Write out the records below from the first line through the line containing "import plotly.graph_objects as go", leaving out any pictures.

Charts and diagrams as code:
**********

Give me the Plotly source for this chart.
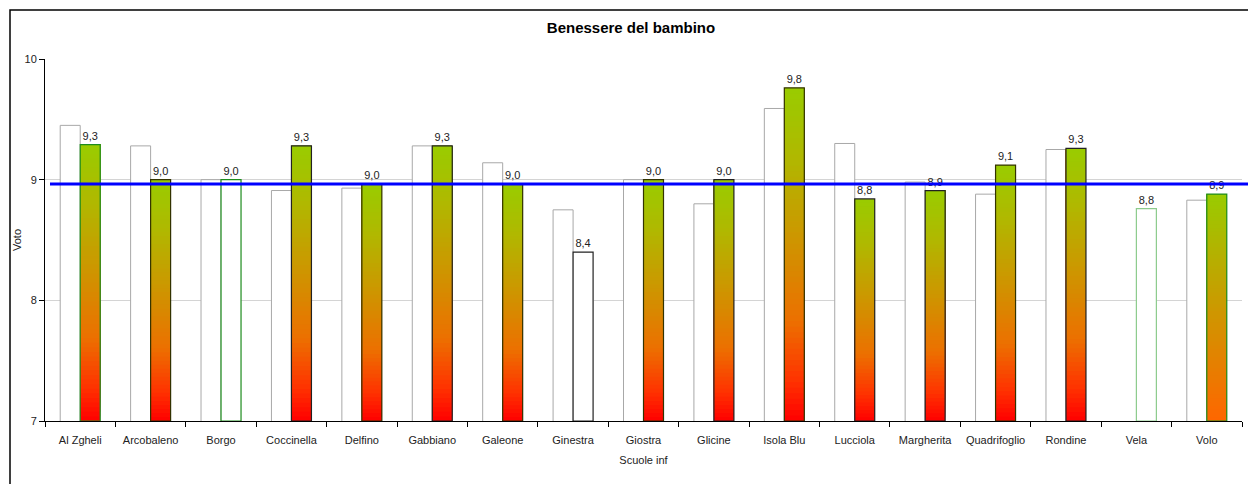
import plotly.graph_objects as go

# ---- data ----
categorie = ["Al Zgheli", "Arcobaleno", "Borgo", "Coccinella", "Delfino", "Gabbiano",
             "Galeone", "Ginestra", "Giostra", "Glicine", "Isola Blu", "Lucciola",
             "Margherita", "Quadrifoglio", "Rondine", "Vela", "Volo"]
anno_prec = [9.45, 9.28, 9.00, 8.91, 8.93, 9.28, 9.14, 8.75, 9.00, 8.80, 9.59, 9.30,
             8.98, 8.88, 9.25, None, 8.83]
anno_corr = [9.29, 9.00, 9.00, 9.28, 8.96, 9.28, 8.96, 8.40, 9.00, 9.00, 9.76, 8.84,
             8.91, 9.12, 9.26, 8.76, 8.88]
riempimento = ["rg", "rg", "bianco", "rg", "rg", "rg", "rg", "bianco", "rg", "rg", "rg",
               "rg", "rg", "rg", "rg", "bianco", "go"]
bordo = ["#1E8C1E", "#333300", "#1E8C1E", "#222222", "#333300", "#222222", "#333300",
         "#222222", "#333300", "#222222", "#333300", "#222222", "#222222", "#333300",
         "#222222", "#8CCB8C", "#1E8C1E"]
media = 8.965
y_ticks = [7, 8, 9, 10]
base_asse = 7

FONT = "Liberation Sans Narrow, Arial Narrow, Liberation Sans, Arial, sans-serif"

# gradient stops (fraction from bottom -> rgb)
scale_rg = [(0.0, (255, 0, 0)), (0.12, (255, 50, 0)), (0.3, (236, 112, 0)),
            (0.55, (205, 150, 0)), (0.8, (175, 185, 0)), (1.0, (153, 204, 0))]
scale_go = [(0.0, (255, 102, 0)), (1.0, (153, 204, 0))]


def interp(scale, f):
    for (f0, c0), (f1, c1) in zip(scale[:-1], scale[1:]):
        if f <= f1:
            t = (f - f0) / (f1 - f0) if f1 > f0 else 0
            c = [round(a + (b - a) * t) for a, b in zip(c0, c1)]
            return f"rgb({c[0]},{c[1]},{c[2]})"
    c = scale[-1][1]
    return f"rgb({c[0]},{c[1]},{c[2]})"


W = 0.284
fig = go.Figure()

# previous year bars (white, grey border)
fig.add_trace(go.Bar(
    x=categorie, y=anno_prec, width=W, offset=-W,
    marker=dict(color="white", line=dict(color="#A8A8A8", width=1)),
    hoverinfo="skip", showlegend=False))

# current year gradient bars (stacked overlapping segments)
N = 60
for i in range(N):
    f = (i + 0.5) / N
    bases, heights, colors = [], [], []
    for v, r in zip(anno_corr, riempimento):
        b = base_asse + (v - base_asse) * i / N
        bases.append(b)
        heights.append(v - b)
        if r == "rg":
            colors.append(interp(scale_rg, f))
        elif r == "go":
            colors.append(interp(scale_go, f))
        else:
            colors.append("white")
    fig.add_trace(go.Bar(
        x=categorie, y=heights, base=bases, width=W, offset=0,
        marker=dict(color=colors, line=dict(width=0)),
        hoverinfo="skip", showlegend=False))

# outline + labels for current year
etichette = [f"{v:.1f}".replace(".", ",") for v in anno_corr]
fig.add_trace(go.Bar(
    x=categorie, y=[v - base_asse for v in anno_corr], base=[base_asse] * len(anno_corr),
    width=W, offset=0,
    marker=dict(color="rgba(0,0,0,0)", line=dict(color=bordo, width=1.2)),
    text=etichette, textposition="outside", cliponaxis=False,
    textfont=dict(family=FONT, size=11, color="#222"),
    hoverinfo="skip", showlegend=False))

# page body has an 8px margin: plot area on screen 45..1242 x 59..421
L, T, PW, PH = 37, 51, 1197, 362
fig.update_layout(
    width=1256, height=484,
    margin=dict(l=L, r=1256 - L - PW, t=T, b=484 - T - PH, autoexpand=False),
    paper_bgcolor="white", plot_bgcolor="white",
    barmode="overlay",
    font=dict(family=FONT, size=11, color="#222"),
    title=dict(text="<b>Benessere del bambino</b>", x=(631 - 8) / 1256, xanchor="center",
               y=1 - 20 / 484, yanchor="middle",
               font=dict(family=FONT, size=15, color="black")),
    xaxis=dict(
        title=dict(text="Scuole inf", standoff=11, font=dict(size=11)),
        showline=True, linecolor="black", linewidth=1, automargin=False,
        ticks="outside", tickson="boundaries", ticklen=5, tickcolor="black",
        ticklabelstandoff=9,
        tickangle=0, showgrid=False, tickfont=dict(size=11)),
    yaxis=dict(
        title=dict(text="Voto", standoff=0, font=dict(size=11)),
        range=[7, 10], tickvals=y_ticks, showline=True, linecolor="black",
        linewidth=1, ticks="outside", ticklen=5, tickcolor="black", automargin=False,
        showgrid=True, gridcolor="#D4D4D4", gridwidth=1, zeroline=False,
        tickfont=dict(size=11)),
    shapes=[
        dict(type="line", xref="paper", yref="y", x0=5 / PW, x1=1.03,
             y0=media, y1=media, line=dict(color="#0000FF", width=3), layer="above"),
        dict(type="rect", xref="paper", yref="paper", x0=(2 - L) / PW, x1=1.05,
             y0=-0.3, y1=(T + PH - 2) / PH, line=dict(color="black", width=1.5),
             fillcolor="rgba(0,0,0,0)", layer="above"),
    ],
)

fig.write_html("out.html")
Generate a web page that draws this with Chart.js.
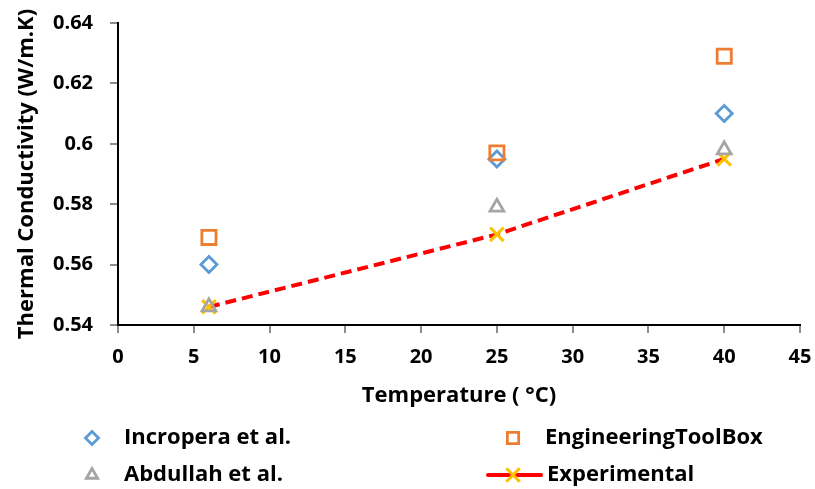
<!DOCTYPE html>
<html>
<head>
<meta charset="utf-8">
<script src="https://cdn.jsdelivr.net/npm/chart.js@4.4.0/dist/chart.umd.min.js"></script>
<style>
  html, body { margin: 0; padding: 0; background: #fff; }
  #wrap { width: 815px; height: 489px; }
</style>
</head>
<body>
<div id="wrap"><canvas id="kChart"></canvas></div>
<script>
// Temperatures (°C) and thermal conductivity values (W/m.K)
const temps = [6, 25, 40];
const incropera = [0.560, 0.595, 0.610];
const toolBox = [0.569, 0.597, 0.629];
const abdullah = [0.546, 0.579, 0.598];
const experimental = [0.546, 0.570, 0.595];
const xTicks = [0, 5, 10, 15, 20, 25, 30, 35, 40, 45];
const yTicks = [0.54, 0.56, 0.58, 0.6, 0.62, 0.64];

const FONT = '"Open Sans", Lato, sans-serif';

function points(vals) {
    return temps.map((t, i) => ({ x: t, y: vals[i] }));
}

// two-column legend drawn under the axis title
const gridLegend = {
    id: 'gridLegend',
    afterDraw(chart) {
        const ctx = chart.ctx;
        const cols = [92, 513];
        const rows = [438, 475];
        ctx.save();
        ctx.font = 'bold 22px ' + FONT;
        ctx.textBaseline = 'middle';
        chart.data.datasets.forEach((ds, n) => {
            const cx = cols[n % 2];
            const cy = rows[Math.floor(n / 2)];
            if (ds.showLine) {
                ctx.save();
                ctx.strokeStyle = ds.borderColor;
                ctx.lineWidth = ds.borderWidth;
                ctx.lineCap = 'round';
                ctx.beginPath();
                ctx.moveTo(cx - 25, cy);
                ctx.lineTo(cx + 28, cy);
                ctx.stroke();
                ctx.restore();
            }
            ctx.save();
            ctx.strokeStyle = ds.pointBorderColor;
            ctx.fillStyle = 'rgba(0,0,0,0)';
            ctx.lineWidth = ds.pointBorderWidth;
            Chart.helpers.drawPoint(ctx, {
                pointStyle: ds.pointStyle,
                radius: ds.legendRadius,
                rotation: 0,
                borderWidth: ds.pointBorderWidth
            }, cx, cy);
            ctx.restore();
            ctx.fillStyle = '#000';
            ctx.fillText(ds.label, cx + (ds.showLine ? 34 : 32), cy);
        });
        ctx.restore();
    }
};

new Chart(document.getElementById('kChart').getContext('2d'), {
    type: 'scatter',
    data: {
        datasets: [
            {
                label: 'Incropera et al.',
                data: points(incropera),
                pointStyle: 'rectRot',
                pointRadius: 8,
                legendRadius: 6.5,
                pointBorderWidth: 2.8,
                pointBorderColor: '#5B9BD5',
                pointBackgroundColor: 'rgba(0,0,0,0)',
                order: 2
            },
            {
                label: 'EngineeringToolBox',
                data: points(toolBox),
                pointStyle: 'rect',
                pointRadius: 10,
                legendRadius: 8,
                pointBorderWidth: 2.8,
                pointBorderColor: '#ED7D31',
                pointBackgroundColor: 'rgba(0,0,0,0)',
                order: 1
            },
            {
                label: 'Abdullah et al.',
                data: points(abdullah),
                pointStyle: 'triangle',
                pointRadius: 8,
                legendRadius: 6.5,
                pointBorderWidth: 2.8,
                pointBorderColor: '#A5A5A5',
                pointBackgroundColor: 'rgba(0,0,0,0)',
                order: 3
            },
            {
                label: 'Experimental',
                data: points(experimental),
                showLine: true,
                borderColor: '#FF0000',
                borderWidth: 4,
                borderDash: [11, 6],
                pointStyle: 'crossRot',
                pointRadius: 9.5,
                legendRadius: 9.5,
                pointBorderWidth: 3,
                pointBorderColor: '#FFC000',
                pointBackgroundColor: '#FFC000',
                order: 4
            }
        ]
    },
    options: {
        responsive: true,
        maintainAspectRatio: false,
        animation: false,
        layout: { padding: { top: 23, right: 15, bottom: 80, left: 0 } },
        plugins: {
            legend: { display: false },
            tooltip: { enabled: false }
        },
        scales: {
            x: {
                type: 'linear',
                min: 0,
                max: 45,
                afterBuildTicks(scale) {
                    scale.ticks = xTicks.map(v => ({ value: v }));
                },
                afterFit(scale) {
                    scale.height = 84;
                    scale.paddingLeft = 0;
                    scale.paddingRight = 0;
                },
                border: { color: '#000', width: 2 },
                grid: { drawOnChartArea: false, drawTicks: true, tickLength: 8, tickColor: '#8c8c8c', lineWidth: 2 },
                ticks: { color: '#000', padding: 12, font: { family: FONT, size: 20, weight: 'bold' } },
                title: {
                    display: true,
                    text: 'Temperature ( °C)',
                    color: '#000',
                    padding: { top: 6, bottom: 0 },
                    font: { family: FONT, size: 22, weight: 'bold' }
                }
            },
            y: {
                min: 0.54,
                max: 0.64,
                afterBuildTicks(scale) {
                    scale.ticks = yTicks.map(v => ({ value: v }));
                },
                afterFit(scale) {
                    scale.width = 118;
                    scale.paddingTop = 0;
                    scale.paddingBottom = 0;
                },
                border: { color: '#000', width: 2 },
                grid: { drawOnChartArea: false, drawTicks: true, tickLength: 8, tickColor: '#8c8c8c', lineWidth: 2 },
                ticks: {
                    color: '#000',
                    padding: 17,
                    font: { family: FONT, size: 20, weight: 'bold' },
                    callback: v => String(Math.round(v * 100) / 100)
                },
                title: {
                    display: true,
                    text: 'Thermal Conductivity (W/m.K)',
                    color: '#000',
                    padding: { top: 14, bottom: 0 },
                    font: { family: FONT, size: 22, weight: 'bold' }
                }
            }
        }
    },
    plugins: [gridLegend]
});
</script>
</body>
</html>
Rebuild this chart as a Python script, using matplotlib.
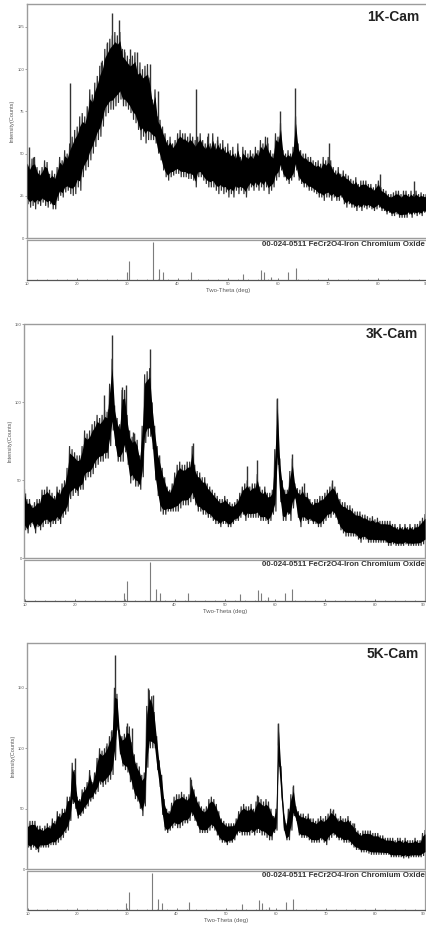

**********

• FINAL RESULT:
Give me the Plotly source for this chart.
import plotly.graph_objects as go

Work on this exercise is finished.